В Москве возле вокзала рынок продуктов («обжорный ряд») был в полном ходу. Можно было купить хлеб, овощи, мясо. У латков толпился народ и с животной жадностью пожирал горячие щи, наливаемые из дымящихся здесь же котлов. Магазины с продуктами и съестные лавки были здесь уже открыты, а на окнах лавок виднелся кое-где сахар и даже вино. Это приятно ласкало глаз, отвыкший видеть такие редкие лакомства в свободной продаже. Благодаря рекомендательному письму мне удалось получить билет на скорый поезд в Петроград, и я неожиданно попал в чистый новый вагон второго класса без мягких диванов, но каждый пассажир имел спальное место. В купе нас было четверо: старенький генерал, доктор, профессор какой-то высшей школы и я; все числились на советской службе.

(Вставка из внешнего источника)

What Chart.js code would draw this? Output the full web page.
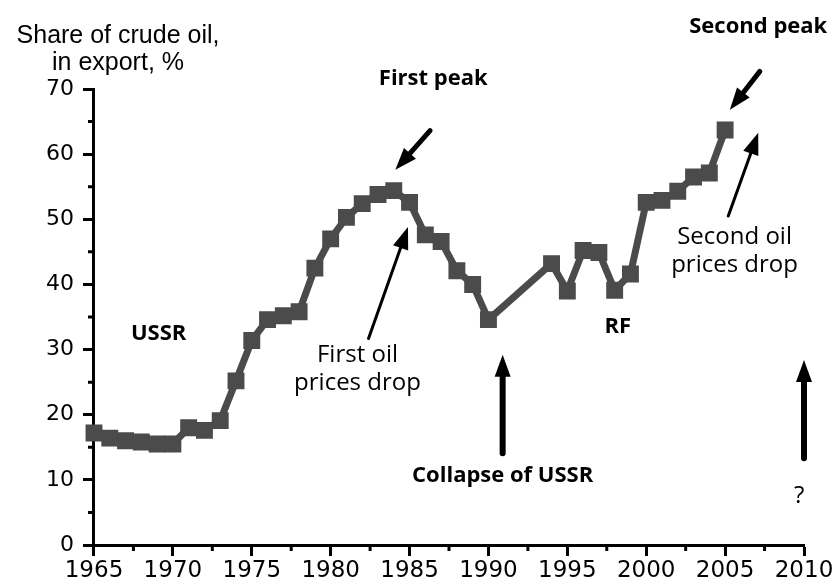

12 мая 1921 г., на седьмой день по выезде из Самары, в ясный, теплый день я прибыл в Петроград. У вокзала извозчиков не было, стояли только ручные двуколки для багажа, а сами пассажиры ходили пешком. Город с первого взгляда произвел на меня даже приятное впечатление: полная тишина на улицах (за отсутствием лошадей), публики на Невском очень немного, а на боковых улицах ни души; мостовые заросли зеленой травой. Я вспомнил древнюю Помпею, там было также тихо и как бы слегка таинственно; город точно вымер: ни в окнах, ни на балконах громадных домов не видно ни одной живой фигуры. Мои шаги по каменной панели раздавались эхом по пустой улице, а двуколка с вещами ехала без шуму по мягкой траве.